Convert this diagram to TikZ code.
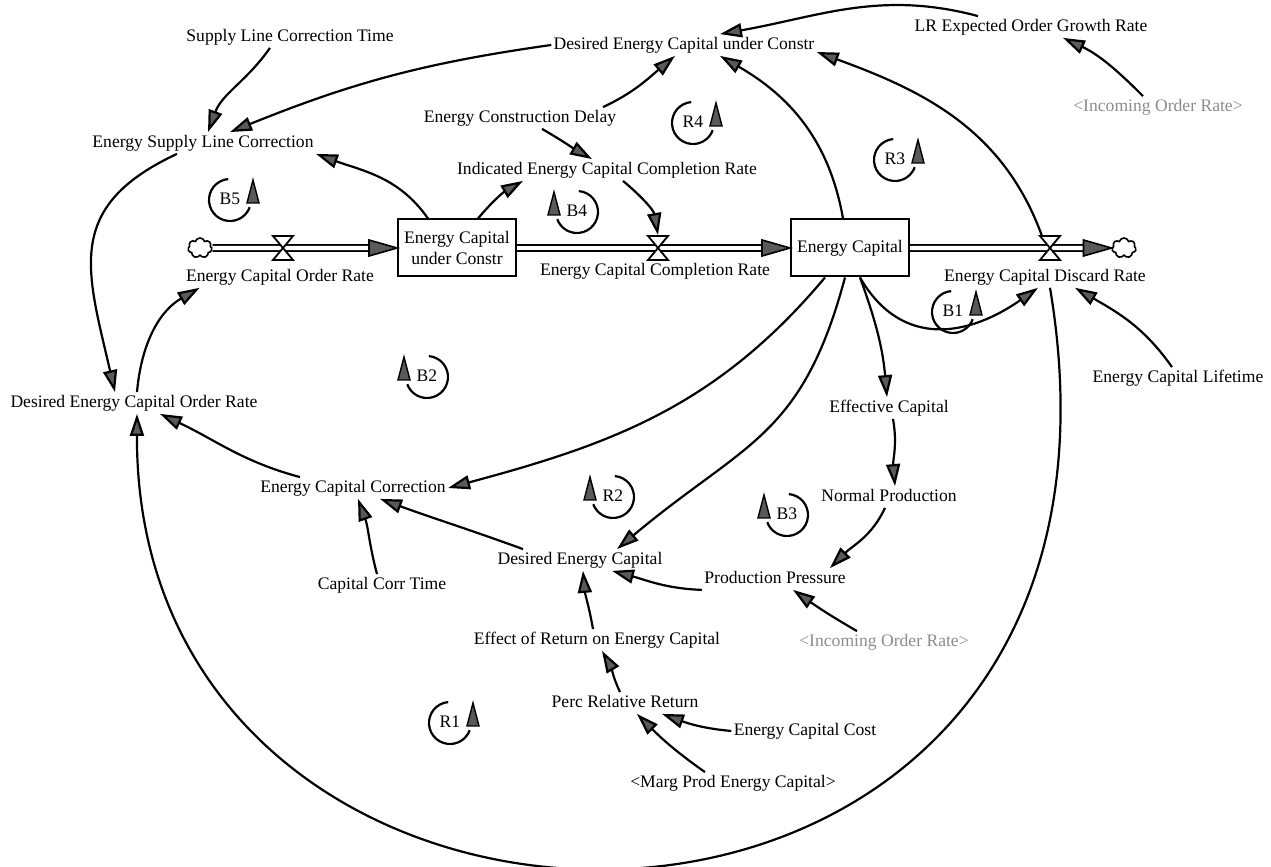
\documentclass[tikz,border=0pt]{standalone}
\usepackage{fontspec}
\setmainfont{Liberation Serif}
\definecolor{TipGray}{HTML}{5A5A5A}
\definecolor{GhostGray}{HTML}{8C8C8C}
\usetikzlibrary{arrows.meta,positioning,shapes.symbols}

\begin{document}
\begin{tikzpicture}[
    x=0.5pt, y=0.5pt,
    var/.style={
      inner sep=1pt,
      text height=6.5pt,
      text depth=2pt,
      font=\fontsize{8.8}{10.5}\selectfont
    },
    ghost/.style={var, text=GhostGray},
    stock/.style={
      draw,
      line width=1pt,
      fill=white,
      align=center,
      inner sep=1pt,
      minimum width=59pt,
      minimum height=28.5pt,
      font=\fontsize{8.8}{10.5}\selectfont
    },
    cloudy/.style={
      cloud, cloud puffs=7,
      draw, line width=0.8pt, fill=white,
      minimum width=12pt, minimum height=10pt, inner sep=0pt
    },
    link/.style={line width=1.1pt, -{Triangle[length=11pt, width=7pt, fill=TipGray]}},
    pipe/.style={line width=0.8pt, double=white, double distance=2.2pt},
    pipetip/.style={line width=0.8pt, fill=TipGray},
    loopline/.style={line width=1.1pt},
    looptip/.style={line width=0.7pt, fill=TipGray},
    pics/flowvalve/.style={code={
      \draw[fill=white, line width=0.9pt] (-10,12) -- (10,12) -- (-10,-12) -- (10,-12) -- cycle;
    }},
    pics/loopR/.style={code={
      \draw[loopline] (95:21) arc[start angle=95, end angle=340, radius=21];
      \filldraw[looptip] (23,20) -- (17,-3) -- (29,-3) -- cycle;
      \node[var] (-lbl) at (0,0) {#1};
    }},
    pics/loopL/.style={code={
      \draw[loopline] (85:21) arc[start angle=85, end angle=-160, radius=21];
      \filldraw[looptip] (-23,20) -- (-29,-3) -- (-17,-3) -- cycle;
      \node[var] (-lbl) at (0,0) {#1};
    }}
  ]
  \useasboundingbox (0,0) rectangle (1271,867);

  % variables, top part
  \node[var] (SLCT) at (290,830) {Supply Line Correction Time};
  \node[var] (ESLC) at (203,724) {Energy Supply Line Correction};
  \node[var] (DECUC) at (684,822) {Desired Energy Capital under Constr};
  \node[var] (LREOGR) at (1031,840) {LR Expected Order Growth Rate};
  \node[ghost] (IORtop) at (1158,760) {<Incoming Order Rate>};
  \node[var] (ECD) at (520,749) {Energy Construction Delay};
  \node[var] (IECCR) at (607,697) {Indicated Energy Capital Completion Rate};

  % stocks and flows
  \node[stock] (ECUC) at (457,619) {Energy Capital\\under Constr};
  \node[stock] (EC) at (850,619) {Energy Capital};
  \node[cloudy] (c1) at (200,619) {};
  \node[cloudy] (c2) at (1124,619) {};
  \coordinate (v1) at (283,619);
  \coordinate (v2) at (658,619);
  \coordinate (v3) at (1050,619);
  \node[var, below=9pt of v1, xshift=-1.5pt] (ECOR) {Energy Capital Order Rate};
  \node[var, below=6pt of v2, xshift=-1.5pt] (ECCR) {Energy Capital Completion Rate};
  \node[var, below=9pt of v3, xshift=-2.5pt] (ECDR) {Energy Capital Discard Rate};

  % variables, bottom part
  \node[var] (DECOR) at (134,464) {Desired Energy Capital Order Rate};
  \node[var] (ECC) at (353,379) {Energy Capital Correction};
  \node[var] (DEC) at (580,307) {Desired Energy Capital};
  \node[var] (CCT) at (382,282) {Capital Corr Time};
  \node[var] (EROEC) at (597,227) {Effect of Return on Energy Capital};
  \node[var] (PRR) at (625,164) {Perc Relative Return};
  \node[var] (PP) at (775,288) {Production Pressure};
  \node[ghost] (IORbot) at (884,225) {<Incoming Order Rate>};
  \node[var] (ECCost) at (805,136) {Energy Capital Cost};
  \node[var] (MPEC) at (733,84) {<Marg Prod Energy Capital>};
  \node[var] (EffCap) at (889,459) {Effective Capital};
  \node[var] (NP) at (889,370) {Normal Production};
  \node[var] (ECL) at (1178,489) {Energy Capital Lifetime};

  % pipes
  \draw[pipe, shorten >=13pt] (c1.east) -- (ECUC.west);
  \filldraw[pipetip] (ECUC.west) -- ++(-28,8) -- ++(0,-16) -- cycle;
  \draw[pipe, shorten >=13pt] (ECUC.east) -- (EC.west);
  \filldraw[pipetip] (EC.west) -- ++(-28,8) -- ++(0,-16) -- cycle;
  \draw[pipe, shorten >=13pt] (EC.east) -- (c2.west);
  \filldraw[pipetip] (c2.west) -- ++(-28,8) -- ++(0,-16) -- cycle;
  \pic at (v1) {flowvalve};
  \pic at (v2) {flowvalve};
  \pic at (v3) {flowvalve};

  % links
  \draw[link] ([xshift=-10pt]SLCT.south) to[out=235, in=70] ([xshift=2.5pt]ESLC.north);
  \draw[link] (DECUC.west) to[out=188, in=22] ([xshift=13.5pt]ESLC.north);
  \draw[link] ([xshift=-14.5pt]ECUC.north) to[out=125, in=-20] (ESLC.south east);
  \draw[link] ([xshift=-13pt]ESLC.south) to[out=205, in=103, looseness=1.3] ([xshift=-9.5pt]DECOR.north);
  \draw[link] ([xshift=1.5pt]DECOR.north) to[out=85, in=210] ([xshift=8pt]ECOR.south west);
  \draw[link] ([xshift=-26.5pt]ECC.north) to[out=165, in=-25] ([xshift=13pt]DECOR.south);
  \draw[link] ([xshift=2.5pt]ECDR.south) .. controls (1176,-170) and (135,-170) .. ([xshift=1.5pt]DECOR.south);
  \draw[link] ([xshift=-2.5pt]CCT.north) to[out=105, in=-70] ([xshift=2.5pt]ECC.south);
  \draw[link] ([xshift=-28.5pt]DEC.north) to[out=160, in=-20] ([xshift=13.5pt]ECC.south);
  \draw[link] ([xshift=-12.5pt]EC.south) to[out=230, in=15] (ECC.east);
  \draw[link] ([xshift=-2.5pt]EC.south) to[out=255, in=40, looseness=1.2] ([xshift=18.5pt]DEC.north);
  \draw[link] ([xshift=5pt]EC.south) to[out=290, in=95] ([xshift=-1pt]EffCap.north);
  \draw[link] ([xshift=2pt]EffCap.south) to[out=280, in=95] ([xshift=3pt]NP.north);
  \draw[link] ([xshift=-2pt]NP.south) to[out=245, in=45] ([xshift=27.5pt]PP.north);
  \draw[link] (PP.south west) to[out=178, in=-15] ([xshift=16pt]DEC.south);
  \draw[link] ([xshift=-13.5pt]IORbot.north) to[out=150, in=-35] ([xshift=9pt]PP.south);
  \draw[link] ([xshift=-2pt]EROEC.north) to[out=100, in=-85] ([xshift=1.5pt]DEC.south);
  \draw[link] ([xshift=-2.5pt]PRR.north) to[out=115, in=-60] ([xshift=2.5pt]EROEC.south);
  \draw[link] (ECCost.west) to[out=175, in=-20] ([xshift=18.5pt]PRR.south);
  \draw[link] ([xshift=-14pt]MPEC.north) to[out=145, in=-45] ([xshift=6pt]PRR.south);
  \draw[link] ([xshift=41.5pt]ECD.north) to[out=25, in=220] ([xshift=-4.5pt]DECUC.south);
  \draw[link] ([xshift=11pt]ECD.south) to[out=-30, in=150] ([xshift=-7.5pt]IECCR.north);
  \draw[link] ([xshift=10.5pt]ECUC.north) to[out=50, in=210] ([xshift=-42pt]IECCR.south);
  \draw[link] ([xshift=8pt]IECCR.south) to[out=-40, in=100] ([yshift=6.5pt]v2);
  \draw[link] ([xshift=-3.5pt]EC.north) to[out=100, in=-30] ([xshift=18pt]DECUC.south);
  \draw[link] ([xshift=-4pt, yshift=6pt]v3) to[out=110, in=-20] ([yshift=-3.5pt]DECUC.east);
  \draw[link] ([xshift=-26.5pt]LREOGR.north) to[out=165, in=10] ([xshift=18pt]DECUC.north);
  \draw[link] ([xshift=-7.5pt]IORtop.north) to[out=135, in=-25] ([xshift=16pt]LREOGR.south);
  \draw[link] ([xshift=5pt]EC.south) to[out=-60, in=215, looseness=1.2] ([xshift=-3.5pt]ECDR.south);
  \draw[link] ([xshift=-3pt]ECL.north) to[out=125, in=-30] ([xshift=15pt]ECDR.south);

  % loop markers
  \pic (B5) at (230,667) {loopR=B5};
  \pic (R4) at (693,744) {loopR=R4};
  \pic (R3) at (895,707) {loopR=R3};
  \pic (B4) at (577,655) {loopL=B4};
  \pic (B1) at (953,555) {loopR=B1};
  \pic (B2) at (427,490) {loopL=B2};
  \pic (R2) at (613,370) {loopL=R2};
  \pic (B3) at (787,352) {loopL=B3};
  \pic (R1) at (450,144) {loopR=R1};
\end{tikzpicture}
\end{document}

|---|

__GIVEN REQUEST__
Write out the lines from the start of the material to the line with "(0,0) rectangle (1271,867);", inclusive and exactly. Skip the pictures.

__OUTPUT BELOW__
Convert this diagram to TikZ code.
\documentclass[tikz,border=0pt]{standalone}
\usepackage{fontspec}
\setmainfont{Liberation Serif}
\definecolor{TipGray}{HTML}{5A5A5A}
\definecolor{GhostGray}{HTML}{8C8C8C}
\usetikzlibrary{arrows.meta,positioning,shapes.symbols}

\begin{document}
\begin{tikzpicture}[
    x=0.5pt, y=0.5pt,
    var/.style={
      inner sep=1pt,
      text height=6.5pt,
      text depth=2pt,
      font=\fontsize{8.8}{10.5}\selectfont
    },
    ghost/.style={var, text=GhostGray},
    stock/.style={
      draw,
      line width=1pt,
      fill=white,
      align=center,
      inner sep=1pt,
      minimum width=59pt,
      minimum height=28.5pt,
      font=\fontsize{8.8}{10.5}\selectfont
    },
    cloudy/.style={
      cloud, cloud puffs=7,
      draw, line width=0.8pt, fill=white,
      minimum width=12pt, minimum height=10pt, inner sep=0pt
    },
    link/.style={line width=1.1pt, -{Triangle[length=11pt, width=7pt, fill=TipGray]}},
    pipe/.style={line width=0.8pt, double=white, double distance=2.2pt},
    pipetip/.style={line width=0.8pt, fill=TipGray},
    loopline/.style={line width=1.1pt},
    looptip/.style={line width=0.7pt, fill=TipGray},
    pics/flowvalve/.style={code={
      \draw[fill=white, line width=0.9pt] (-10,12) -- (10,12) -- (-10,-12) -- (10,-12) -- cycle;
    }},
    pics/loopR/.style={code={
      \draw[loopline] (95:21) arc[start angle=95, end angle=340, radius=21];
      \filldraw[looptip] (23,20) -- (17,-3) -- (29,-3) -- cycle;
      \node[var] (-lbl) at (0,0) {#1};
    }},
    pics/loopL/.style={code={
      \draw[loopline] (85:21) arc[start angle=85, end angle=-160, radius=21];
      \filldraw[looptip] (-23,20) -- (-29,-3) -- (-17,-3) -- cycle;
      \node[var] (-lbl) at (0,0) {#1};
    }}
  ]
  \useasboundingbox (0,0) rectangle (1271,867);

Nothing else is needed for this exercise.